Schooley: I think it's important to — as Wayne Gretzky used to say — to try to skate to where the puck is going to be rather than where it is, and to keep an eye on how the virus is spreading. We need to be careful to realize that this virus can spread to anyone who comes in close contact to someone who has monkeypox. So we need to be careful not to restrict case funding only to people who are presumed to be at risk, at primary risk. In other words, we know that the virus is disproportionately affected people in the MSM community. But we have to be very careful not to assume that someone who comes in with a fever and skin lesions doesn't have monkeypox because they're not in that community. We made that mistake with coronavirus when initially the CDC didn't want to investigate any cases of people who hadn't come from China recently. And once the virus begins to spread in the community, you have to have a wide net to be sure that you're catching all the cases. I think we learned that from coronavirus and I think that's one of the mistakes we won't make with this one.
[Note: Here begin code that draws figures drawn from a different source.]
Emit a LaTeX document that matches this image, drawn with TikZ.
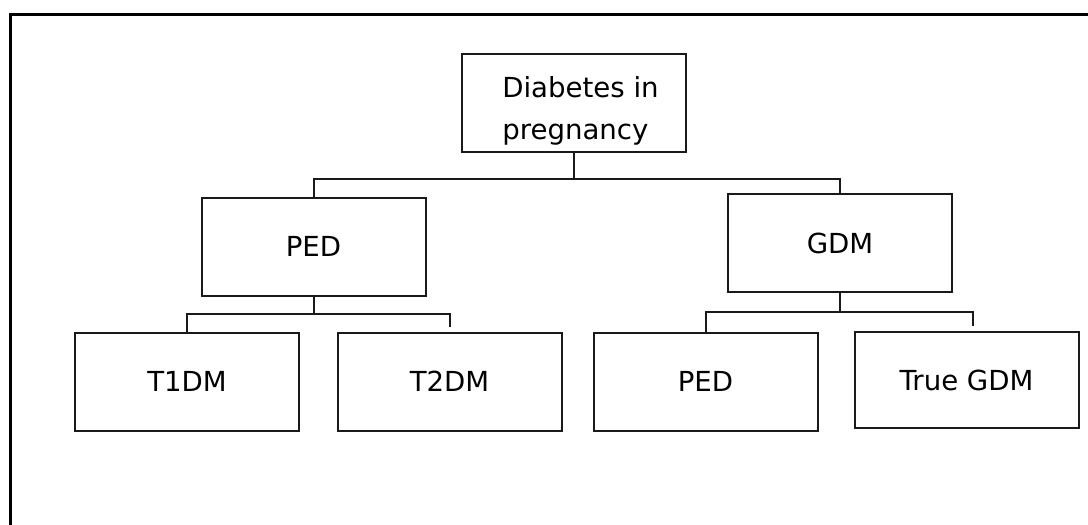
\documentclass[tikz,border=0pt]{standalone}
\usepackage{fontspec}
\setmainfont{DejaVu Sans}
\usepackage{tikz}
\usetikzlibrary{calc}
\definecolor{boxline}{HTML}{1A1A1A}

\begin{document}
\begin{tikzpicture}[x=0.5pt,y=-0.5pt,
  box/.style={draw=boxline,line width=1pt,inner sep=0pt,
    minimum width=112pt,minimum height=49pt,
    font=\fontsize{13.8}{21}\selectfont,align=left},
  link/.style={draw=boxline,line width=1pt}]
\useasboundingbox (0,0) rectangle (1088,525);
% frame
\draw[line width=1.5pt] (10,525) -- (10,14) -- (1088,14);

% boxes
\node[box,label={[font=\fontsize{13.8}{21}\selectfont,align=left,
    xshift=3.5pt,yshift=-4pt]center:Diabetes in\\pregnancy}]
  (dip) at (573.5,103) {};
\node[box] (ped) at (313.5,246.5) {PED};
\node[box] (gdm) at (840,243) {GDM};
\node[box] (tone) at (187,381.5) {T1DM};
\node[box] (ttwo) at (449.5,381.5) {T2DM};
\node[box] (pedb) at (705.5,381.5) {PED};
\node[box,minimum height=48pt] (tgdm) at (966.5,380) {True GDM};

% connectors
\coordinate (jtop) at ($(dip.south)+(0,26)$);
\draw[link] (dip.south) -- (jtop);
\draw[link] (jtop) -| (ped.north);
\draw[link] (jtop) -| (gdm.north);
\coordinate (jped) at ($(ped.south)+(0,17)$);
\draw[link] (ped.south) -- (jped);
\draw[link] (jped) -| (tone.north);
\draw[link,shorten >=2.5pt] (jped) -| (ttwo.north);
\coordinate (jgdm) at ($(gdm.south)+(0,19)$);
\draw[link] (gdm.south) -- (jgdm);
\draw[link] (jgdm) -| (pedb.north);
\draw[link,shorten >=2.5pt] (jgdm) -| ($(tgdm.north)+(6,0)$);
\end{tikzpicture}
\end{document}
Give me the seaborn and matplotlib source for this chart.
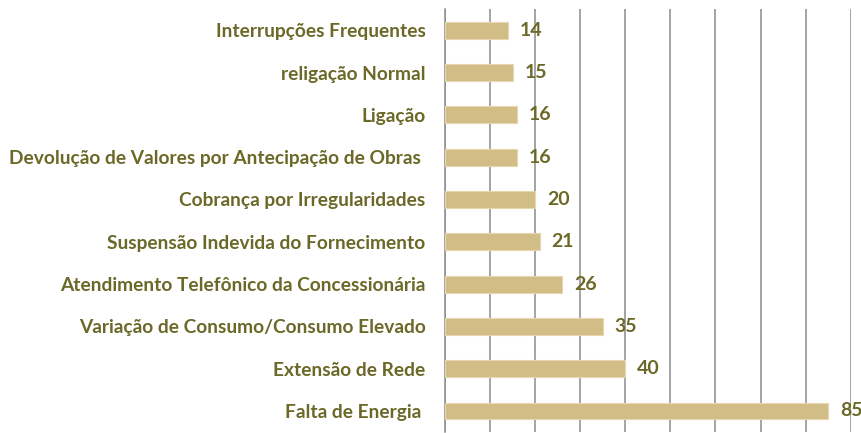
import matplotlib
matplotlib.use("Agg")
import matplotlib.pyplot as plt
import seaborn as sns
import pandas as pd
import numpy as np

# dados do gráfico (de cima para baixo)
categorias = [
    "Interrupções Frequentes",
    "religação Normal",
    "Ligação",
    "Devolução de Valores por Antecipação de Obras ",
    "Cobrança por Irregularidades",
    "Suspensão Indevida do Fornecimento",
    "Atendimento Telefônico da Concessionária",
    "Variação de Consumo/Consumo Elevado",
    "Extensão de Rede",
    "Falta de Energia ",
]
valores = [14, 15, 16, 16, 20, 21, 26, 35, 40, 85]

cor_barra = "#D3BD86"
cor_texto = "#6B6828"
cor_grade = "#8C8C8C"

df = pd.DataFrame({"categoria": categorias, "valor": valores})

sns.set_style("white")
plt.rcParams["font.family"] = ["Lato", "DejaVu Sans"]

fig = plt.figure(figsize=(8.61, 4.33), dpi=100)
ax = fig.add_axes([0.517, 0.002, 0.471, 0.977])

sns.barplot(data=df, x="valor", y="categoria", orient="h", color=cor_barra,
            width=0.4, edgecolor="#E6D7AE", linewidth=0.8, saturation=1, ax=ax, zorder=3)

ax.set_xlim(0, 90)
ax.set_xticks(np.arange(0, 91, 10))
ax.set_xticklabels([])
ax.tick_params(axis="x", length=0)
ax.grid(axis="x", color=cor_grade, linewidth=1.1, zorder=0)
ax.grid(axis="y", visible=False)
ax.set_axisbelow(True)

ax.set_ylim(len(categorias) - 0.5, -0.5)
ax.set_yticks(np.arange(len(categorias)))
ax.set_yticklabels(categorias, color=cor_texto, fontsize=13.8, fontweight="bold")
ax.tick_params(axis="y", which="major", length=0, pad=14)
ax.set_yticks(np.arange(-0.5, len(categorias)), minor=True)
ax.tick_params(axis="y", which="minor", length=5, width=1.1, color=cor_grade, direction="out")

for s in ["top", "right", "bottom"]:
    ax.spines[s].set_visible(False)
ax.spines["left"].set_color(cor_grade)
ax.spines["left"].set_linewidth(1.1)

ax.set_xlabel("")
ax.set_ylabel("")

for c in ax.containers:
    ax.bar_label(c, padding=8.5, color=cor_texto, fontsize=14, fontweight="bold")

fig.savefig("out.png", dpi=100)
You mentioned MSM. Can you explain what that is?

Schooley: MSM is men who have sex with men. It's a terminology that we now use to refer to the male homosexual and bisexual population.

Do you think community awareness of the virus is where it needs to be right now?

Schooley: I think a lot of work is being done broadly around the community. Particularly in the community is the greatest risk to have people be aware of what's going on and to be looking for cases. So I don't think we're missing a lot of cases here in San Diego at present. And I think if the cases did begin to show up, particularly in the communities that have been at greatest risk elsewhere, we'd pick up the cases pretty quickly.

So ultimately, you think San Diego is prepared if there is an uptick?

Schooley: I think we are right now. We right now are kind of behind the curve, which is great. It gives us a chance to learn from what's going on elsewhere. And we have a very capable health department and a very cohesive community that is looking for these cases.